Making Kitchen Knives – Part 11 – Establishing bevels

It’s been a long time since I was able to work on this project. Nearly cut-off finger, then tree illnesses in quick succession, and then a huge workload that took several months to get rid of. But this week I finally could dedicate each evening a bit of time, and today I finished grinding the primary bevels.

I cannot actually say how much time did my new magnetic jig/fixture/chuck/norris actually saved because I only used it for the beginning of this step – establishing the bevels with 40 grit belt. After that, I went free-hand again, because I need to alternate the grinding angle slightly with each belt change – so for 60 grit I ground with the point slightly up, 80 grit point down and so on.

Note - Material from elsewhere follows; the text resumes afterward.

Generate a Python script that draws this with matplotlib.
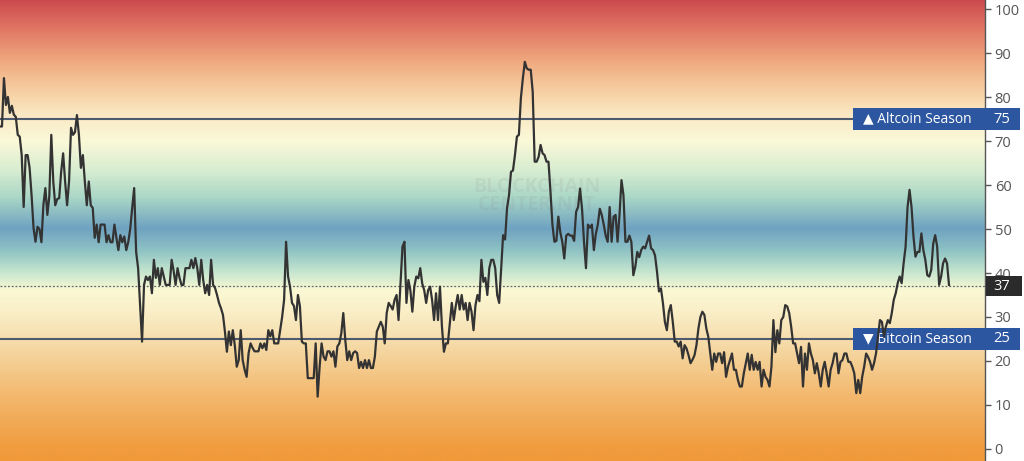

That is the only reliable way to make sure to have ground away all scratches from the coarser grit before going to the finer one, and additionally, it does help to make the grind more even and true.

I still wasted a lot of time due to my abysmal skill with the belt grinder, unfortunately, and I am not completely happy with the result skill-wise, especially the ricassos. I think I can still substantially reduce the time and improve quality by exercise.

Nevertheless, this time around it took me 6 hours for 12 blades, so 30 minutes per blade. And since it took me 75 minutes last time, that is a very significant time saving of 45 minutes or 60%.

Not all of that time saving is due to the fixture though. About five minutes per blade were saved by working in a batch and thus not changing the belt up on the machine until all blades were finished on the same level. And about fifteen minutes were saved by me not going above 120 grit. So the chuck saved me perhaps ten minutes, which is still substantial and I am not complaining. I will make a better and permanent one from aluminium and brass, definitively.

Blades with established bevels. © Charly, all rights reserved. Click for full size.

So now to coat the blades in protective coating or foil (I will split them in order to be able to evaluate if there is a difference) and into the heat treatment with them. That step is going to be really interesting – if I do not get it to 11 minutes per blade or lower, it will be more cost-effective for me to send the blades for hardening. Which is something I do not want to do because that means sending away some of the fun, plus it would make all my time plans dependant on someone else’s capacities.